WinNUT-Client-2024-09-25.zip

Hope this helps.

gbakeman commented 3 days ago

That helped a lot, thank you! I was finally able to reproduce the issue you were experiencing. It's possible my client wasn't even logging in on my other NUT server which explains why I wasn't seeing the issue. Now that I've setup a test NUT server for logging in, I've been able to understand that process a little better.

It was pretty much exactly as you thought. An exception was being thrown because WinNUT thought it was already logged in. When that happened, further event handlers in WinNUT (like the notification toast) were skipped. Your hack worked because it avoided the exception like you were thinking. I've approached the problem a little differently, in that I have WinNUT properly unset the logged in flag when disconnecting so it will always sync up now and allow WinNUT to log back in when reconnecting. And from what I can tell, the NUT server doesn't care how the client disconnects, so you can always log back in again.

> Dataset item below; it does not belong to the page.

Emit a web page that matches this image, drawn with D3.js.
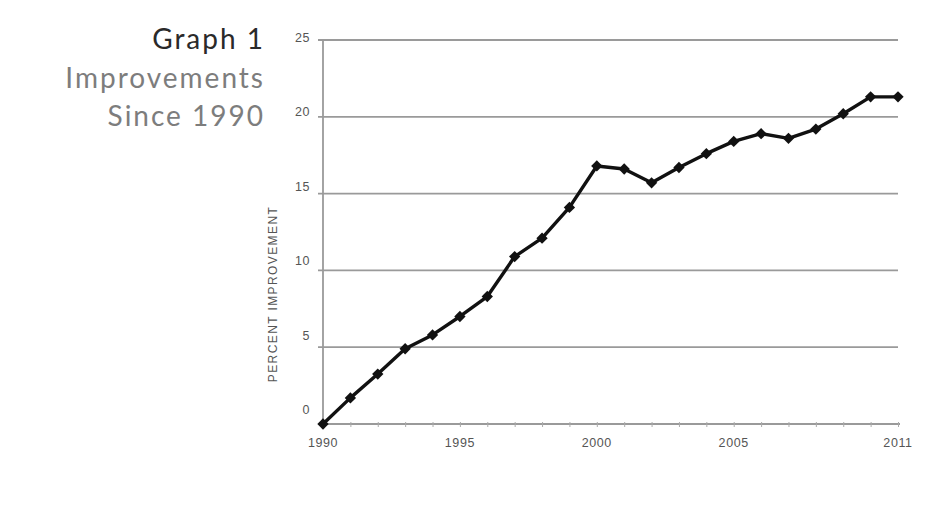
<!DOCTYPE html>
<html>
<head>
<meta charset="utf-8">
<script src="https://cdn.jsdelivr.net/npm/d3@7"></script>
<style>
body { margin: 0; background: #fff; }
svg { display: block; }
</style>
</head>
<body>
<div id="chart"></div>
<script>
// data
var years = [1990, 1991, 1992, 1993, 1994, 1995, 1996, 1997, 1998, 1999, 2000,
	2001, 2002, 2003, 2004, 2005, 2006, 2007, 2008, 2009, 2010, 2011];
var improvement = [0, 1.7, 3.25, 4.9, 5.8, 7.0, 8.3, 10.9, 12.1, 14.1, 16.8,
	16.6, 15.7, 16.7, 17.6, 18.4, 18.9, 18.6, 19.2, 20.2, 21.3, 21.3];
var yTicks = [0, 5, 10, 15, 20, 25];
var xTicks = [1990, 1995, 2000, 2005, 2011];
var titleLines = ["Graph 1", "Improvements", "Since 1990"];

function createChart(div) {
	var svg = d3.select("#" + div).append("svg").attr("width", 948)
			.attr("height", 517);
	svg.append("rect").attr("width", 948).attr("height", 517).attr("fill", "#fff");
	return svg;
}

function drawTitle(svg) {
	var colors = ["#2a2a2a", "#7d7d7d", "#7d7d7d"];
	var baselines = [49, 88, 126];
	titleLines.forEach(function(t, i) {
		svg.append("text").attr("x", 265).attr("y", baselines[i])
				.attr("text-anchor", "end").attr("font-family", "Lato, sans-serif")
				.attr("font-size", 28).attr("letter-spacing", 2)
				.attr("fill", colors[i]).text(t);
	});
}

var svg = createChart("chart");
drawTitle(svg);

var x = d3.scaleLinear().domain([1990, 2011]).range([323, 898]);
var y = d3.scaleLinear().domain([0, 25]).range([424, 40]);
// the printed tick labels sit a touch higher than their gridlines
var yLabel = d3.scaleLinear().domain([0, 25]).range([409, 37]);
var font = "Liberation Sans, Arial, sans-serif";

// gridlines
svg.append("g").selectAll("line").data(yTicks.slice(1)).enter().append("line")
		.attr("x1", 318).attr("x2", 898)
		.attr("y1", function(d) { return y(d); })
		.attr("y2", function(d) { return y(d); })
		.attr("stroke", "#9a9a9a").attr("stroke-width", 1.8);

// y axis line
svg.append("line").attr("x1", x(1990)).attr("x2", x(1990))
		.attr("y1", y(25)).attr("y2", y(0))
		.attr("stroke", "#9a9a9a").attr("stroke-width", 1.8);

// x axis with a tick for each year
var xAxis = d3.axisBottom(x).tickValues(years).tickSize(3).tickFormat("");
var gx = svg.append("g").attr("transform", "translate(0," + y(0) + ")").call(xAxis);
gx.select(".domain").attr("stroke", "#9a9a9a").attr("stroke-width", 1.8)
		.attr("d", "M" + x(1990) + ",0H" + (x(2011) + 2));
gx.selectAll(".tick line").attr("stroke", "#aaa").attr("y1", -2);

// tick labels
svg.append("g").selectAll("text").data(xTicks).enter().append("text")
		.attr("x", function(d) { return x(d); }).attr("y", 447)
		.attr("text-anchor", "middle").attr("font-family", font)
		.attr("font-size", 12.5).attr("letter-spacing", 0.6)
		.attr("fill", "#555").text(function(d) { return d; });

svg.append("g").selectAll("text").data(yTicks).enter().append("text")
		.attr("x", 310).attr("y", function(d) { return yLabel(d) + 5; })
		.attr("text-anchor", "end").attr("font-family", font)
		.attr("font-size", 12.5).attr("letter-spacing", 0.6)
		.attr("fill", "#555").text(function(d) { return d; });

svg.append("text").attr("transform", "translate(277,294) rotate(-90)")
		.attr("text-anchor", "middle").attr("font-family", font)
		.attr("font-size", 12).attr("letter-spacing", 1.4).attr("fill", "#555")
		.text("PERCENT IMPROVEMENT");

// data line
var points = years.map(function(d, i) { return { x: x(d), y: y(improvement[i]) }; });
var line = d3.line().x(function(d) { return d.x; }).y(function(d) { return d.y; });
svg.append("path").attr("d", line(points)).attr("fill", "none")
		.attr("stroke", "#111").attr("stroke-width", 3.4).attr("stroke-linejoin", "round");

// wide diamonds: squares turned 45 degrees
var diamond = d3.symbol().type(d3.symbolSquare).size(64);
svg.append("g").selectAll("path").data(points).enter().append("path")
		.attr("d", diamond)
		.attr("transform", function(d) { return "translate(" + d.x + "," + d.y + ") rotate(45)"; })
		.attr("fill", "#111");
</script>
</body>
</html>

If you could please, I'd like for you to once again test the newest debug build just to confirm that it works as expected. No need to provide any log info if everything is good. Once you can confirm for me, I'll merge and close this issue, then hopefully have a new pre-release up soon.

Thanks again for all of your assistance with this, I'm sorry it ended up being such a simple problem!

yoyoma2 commented 3 days ago

Not easy to notice a failed login when things work anyways without logging in...

It works beautifully! I get the "Connected" notification at the right time and I even checked in the logs that the authentication is successful just before the reconnected message.

09/26/2024 20:03:12 [18028, Nut_Socket]: Authenticated successfully.
09/26/2024 20:03:12 [18028, UPS_Device]: Nut Host Reconnected

It's cool when everything makes sense in the end. I'll use the pre-release build in production when available and reinsert the previously cleared login name. Maybe leave a comment here about the new build when available so I get an email.

Very pleasant cooperating with you.

gbakeman commented 2 days ago

As I merged these changes, I realized that I have the main development branch half-way through implementing a new deployment system for WinNUT. If you can hang on for a little bit longer, I'd like to get this out of the way so future updates are easier.

yoyoma2 commented 2 days ago

No rush. The latest pre-release is doing the job in not logged in mode. When the next pre-release comes out I'll try the logged in mode to be consistent with my linux NUT clients and to test your fix more thoroughly.